The women met him when they ran to tell the disciples that he had been raised. “Do not be afraid,” he said to them; “go and tell my brothers and sisters to go to Galilee; there they will see me.” With death defeated and the way of Jesus revealed as the way of life, there is nothing to be afraid of. Ordinary women and men are now free, as followers of Jesus to live, imagine, and proclaim the kingdom of God.
Mary and Mary are the mothers of the church, apostles to the Apostles. They ran to proclaim his resurrection, but they didn’t run because they had seen him; it was the other way round. They saw him when they trusted the words of an angel who spoke to them at the tomb. They saw him when they trusted those words enough to turn around and wonder, “What if?” They knew the reality of death, they knew the darkness of shattered hope, but by the grace of God they found the courage to take the first step. What if God did raise Jesus from the dead? Then the triumph of the powers that want Jesus dead is not final. If Jesus has been raised, the myth that any and all paths end in the tomb is shattered. If Jesus is risen, the light and life of the world will illumine even the remotest depths of the universe.
We know we are living in a Good Friday world, but this morning the two Marys stand in our midst, laughing and crying, out of breath from running, telling us to go to Galilee; telling us to make room for faith the size of a mustard seed, just enough to take the first step on the way. “Question your old certainties,” they say, “the tomb is empty, and the guards of death are like dead men. The rulers of the world thought they were finally finished with Jesus, but Jesus isn’t finished with the world—his mission continues. Make room in your over-certain hearts for a little subversive resurrection faith—Jesus is on the loose in the world, and you will see him. Kindness and mercy are not lost causes in these violent times. Forgiveness makes the world larger, selfless service bears fruit. Your struggle for justice and your work for peace in the name of Christ are blessed. Go to Galilee; follow him on the way; listen to him, and you will see him.”
Rep. Justin Pearson certainly heard what the two and multitudes after them declared. “Oh, we have good news, folks!” he said on Thursday.
We’ve got good news that Sunday always comes.

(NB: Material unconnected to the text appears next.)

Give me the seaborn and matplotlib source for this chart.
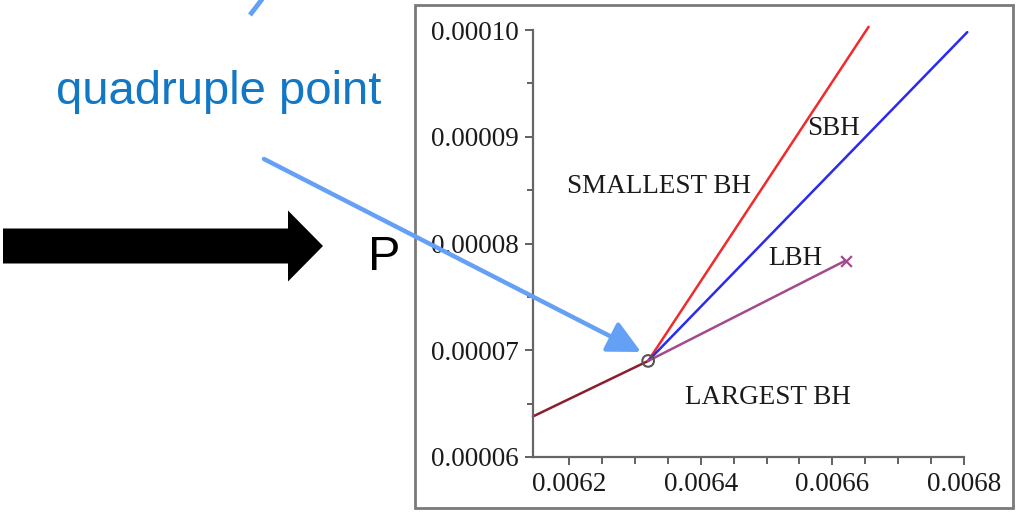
import numpy as np
import pandas as pd
import matplotlib
matplotlib.use("Agg")
import matplotlib.pyplot as plt
from matplotlib.patches import FancyArrow, Rectangle
from matplotlib.ticker import FixedLocator, MultipleLocator
import seaborn as sns

# ---------------- data ----------------
qp_x = 0.00632
qp_y = 0.0000690

brown_x = [0.006145, 0.00632]
brown_y = [0.0000638, 0.0000690]
red_x = [0.00632, 0.006655]
red_y = [0.0000690, 0.0001003]
blue_x = [0.00632, 0.006805]
blue_y = [0.0000690, 0.0000998]
purple_x = [0.00632, 0.00662]
purple_y = [0.0000690, 0.0000784]

curve_names = ["coex", "red", "blue", "purple"]
curve_colors = ["#8c1c30", "#f22a2a", "#2a2af0", "#a24a8c"]

x_ticks = [0.0062, 0.0064, 0.0066, 0.0068]
x_tick_labels = ["0.0062", "0.0064", "0.0066", "0.0068"]
y_ticks = [0.00006, 0.00007, 0.00008, 0.00009, 0.00010]
y_tick_labels = ["0.00006", "0.00007", "0.00008", "0.00009", "0.00010"]

region_labels = ["SMALLEST BH", "SBH", "LBH", "LARGEST BH"]
region_x = [0.006337, 0.006601, 0.006543, 0.006502]
region_y = [0.00008535, 0.0000908, 0.0000786, 0.00006554]

# ---------------- figure ----------------
sns.set_theme(style="white")
plt.rcParams["font.family"] = ["Liberation Serif", "DejaVu Serif"]

W, H = 1017, 512
fig = plt.figure(figsize=(W / 100, H / 100), dpi=100)
fig.patch.set_facecolor("white")

# main axes (pixel box 533..964 x 30..457)
ax = fig.add_axes([533 / W, (H - 457) / H, (964 - 533) / W, (457 - 30) / H])
ax.set_facecolor("none")

df = pd.concat([
    pd.DataFrame({"x": brown_x, "y": brown_y, "curve": curve_names[0]}),
    pd.DataFrame({"x": red_x, "y": red_y, "curve": curve_names[1]}),
    pd.DataFrame({"x": blue_x, "y": blue_y, "curve": curve_names[2]}),
    pd.DataFrame({"x": purple_x, "y": purple_y, "curve": curve_names[3]}),
], ignore_index=True)

sns.lineplot(data=df, x="x", y="y", hue="curve", palette=dict(zip(curve_names, curve_colors)),
             sort=False, estimator=None, legend=False, linewidth=1.8, ax=ax)
for ln in ax.lines:
    ln.set_clip_on(False)

# quadruple point marker and end marker
sns.scatterplot(x=[qp_x], y=[qp_y], marker="o", s=70, facecolors="none",
                edgecolors="#555555", linewidth=1.5, ax=ax, zorder=5)
ax.scatter([purple_x[-1]], [purple_y[-1]], marker="x", s=60, color=curve_colors[3],
           linewidths=1.6, zorder=5, clip_on=False)

ax.set_xlim(0.006145, 0.0068)
ax.set_ylim(0.00006, 0.00010)
ax.xaxis.set_major_locator(FixedLocator(x_ticks))
ax.set_xticklabels(x_tick_labels)
ax.yaxis.set_major_locator(FixedLocator(y_ticks))
ax.set_yticklabels(y_tick_labels)
ax.minorticks_on()
x_minor = np.linspace(x_ticks[0], x_ticks[-1], 13)
y_minor = np.linspace(y_ticks[0], y_ticks[-1], 9)
ax.xaxis.set_minor_locator(FixedLocator(x_minor))
ax.yaxis.set_minor_locator(FixedLocator(y_minor))
ax.set_xlabel("")
ax.set_ylabel("")

for s in ["top", "right"]:
    ax.spines[s].set_visible(False)
for s in ["left", "bottom"]:
    ax.spines[s].set_color("#666666")
    ax.spines[s].set_linewidth(1.6)

ax.tick_params(axis="both", which="both", direction="out", color="#555555",
               width=1.3, labelsize=19.5, labelcolor="#1a1a1a",
               bottom=True, left=True, top=False, right=False)
ax.tick_params(axis="x", which="major", length=6, pad=5)
ax.tick_params(axis="x", which="minor", length=5)
ax.tick_params(axis="y", which="major", length=6, pad=4)
ax.tick_params(axis="y", which="minor", length=4)

for lab, xx, yy in zip(region_labels, region_x, region_y):
    ax.text(xx, yy, lab, ha="center", va="center", fontsize=19.5, color="#1a1a1a")

# ---------------- overlay (pixel coordinates) ----------------
ov = fig.add_axes([0, 0, 1, 1], zorder=3)
ov.set_xlim(0, W)
ov.set_ylim(H, 0)
ov.axis("off")
ov.patch.set_visible(False)

ov.add_patch(Rectangle((415, 5), 598, 503, fill=False, edgecolor="#7a7a7a", linewidth=2))

ov.add_patch(FancyArrow(3, 246, 320, 0, width=35, head_width=71, head_length=35,
                        length_includes_head=True, color="black", linewidth=0))

ov.text(368, 258, "P", fontsize=35, family=["Liberation Sans", "DejaVu Sans"],
        ha="left", va="center", color="black")

ov.text(219, 92, "quadruple point", fontsize=34, family=["Liberation Sans", "DejaVu Sans"],
        ha="center", va="center", color="#1277c4")

arrow_blue = "#64a0f5"
ov.plot([250, 263], [15, -2], color=arrow_blue, linewidth=3.5, solid_capstyle="butt")
ov.annotate("", xy=(641, 352), xytext=(264, 159),
            arrowprops=dict(arrowstyle="-|>,head_length=1.0,head_width=0.5",
                            color=arrow_blue, lw=3.2, mutation_scale=20,
                            shrinkA=0, shrinkB=0))

fig.savefig("out.png", dpi=100)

Resurrection is a promise, and it is a prophecy. It’s a prophecy that came out of the cotton fields. It’s a prophecy that came out of the lynching tree. It’s a prophecy that still lives in each and every one of us in order to make the state of Tennessee the place that it ought to be. And so I’ve still got hope, because I know we are still here, and we will never quit![9]
We live in a Good Friday world where the guards of death make the tomb as secure as they can, but that’s all they can do. Christ is risen.
[1] See Judith Jones https://www.workingpreacher.org/commentaries/revised-common-lectionary/vigil-of-easter-3/commentary-on-matthew-281-10-7
[2] Matthew 27:55-61
[3] Matthew 2:1-18
[4] Matthew 27:62-66
[5] See Holly McCall’s tweet from April 6, 2023. https://twitter.com/jhollymc/status/1644132005175590912
[6] Thomas Reese, SJ https://religionnews.com/2023/04/04/christ-continues-to-be-crucified-in-todays-world
[7] Frederick Buechner http://www.pbs.org/wnet/religionandethics/week633/feature.html#right
[8] Jürgen Moltmann, Cole Lectures at Vanderbilt 2002; Jürgen Moltmann, Elisabeth Moltmann-Wendel, Passion for God: Theology in Two Voices (Louisville: Westminster John Knox, 2003), 84.